10. Counsel for the appellants/defendants then argued that the suit property was in fact purchased out of the joint funds of the partnership being carried between the appellant no.1/defendant no.1 and his father and therefore Section 14 of the Indian Partnership Act, 1932 applied however once again this argument is completely baseless because as already stated above the appellants/defendants have failed to lead evidence in support of their case and therefore a mere pleading of joint funds without any evidence led to prove the same would not mean that the suit of the respondent no.1/plaintiff/owner of the suit RFA No. 1008/2017 Page 8 of 10 property should have been dismissed. Also the plea of the suit property having been purchased out of the joint funds and that the suit property was benami in the name of the respondent no.1/plaintiff was barred by the provision of Section 2(9)(A) read with Section 4 of the Benami Act.
11. Learned counsel for the appellants/defendants then argued that respondent no.1/plaintiff failed to prove that appellants/defendants were licencees and once again this argument is meaningless because the licencees includes gratuitous licencees i.e once respondent no.1/plaintiff was the owner of the suit property and appellants/defendants who were permitted to occupy the suit property failed to show any right, title and interest in the suit property, then it has been rightly held by the trial court that the appellants/defendants were staying on account of the gratuitous licences created by the respondent no.1/plaintiff i.e allowing her son and his family to stay in the property as gratuitous licencees. This argument of the appellants/defendants is therefore rejected.
12. Learned counsel for the appellants/defendants finally argued that appellants/defendants have filed an application in this Court RFA No. 1008/2017 Page 9 of 10 under Order XLI Rule 27 CPC for leading additional evidence being C.M. No.43681/2017, however, I fail to understand as to how the present is a case of additional evidence because admittedly the appellants/defendants failed to lead evidence in spite of repeated opportunities and therefore right to lead evidence was rightly closed and in fact an application to recall the order closing evidence was dismissed and which proceedings have become final.
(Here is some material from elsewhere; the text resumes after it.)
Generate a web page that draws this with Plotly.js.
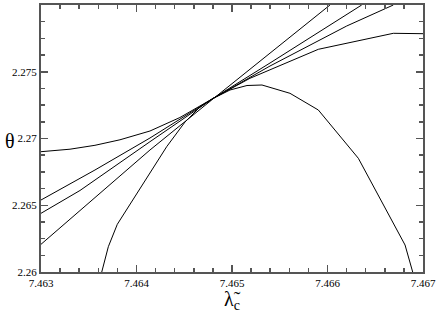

Therefore, Order XLI Rule 27 CPC cannot be called in aid for the benefit of the appellants/defendants because this provision applies when there is some evidence already of a party in the trial court and then in such case the additional evidence is sought to be led subject to satisfying the ingredients of Order XLI Rule 27 CPC. In any case this application under Order XLI Rule 27 CPC cannot be allowed because it would amount to recalling the order closing the evidence of the appellants/defendants and which has become final. C.M. No.43681/2017 is accordingly meritless and is therefore dismissed.
13. There is no merit in the appeal. Dismissed.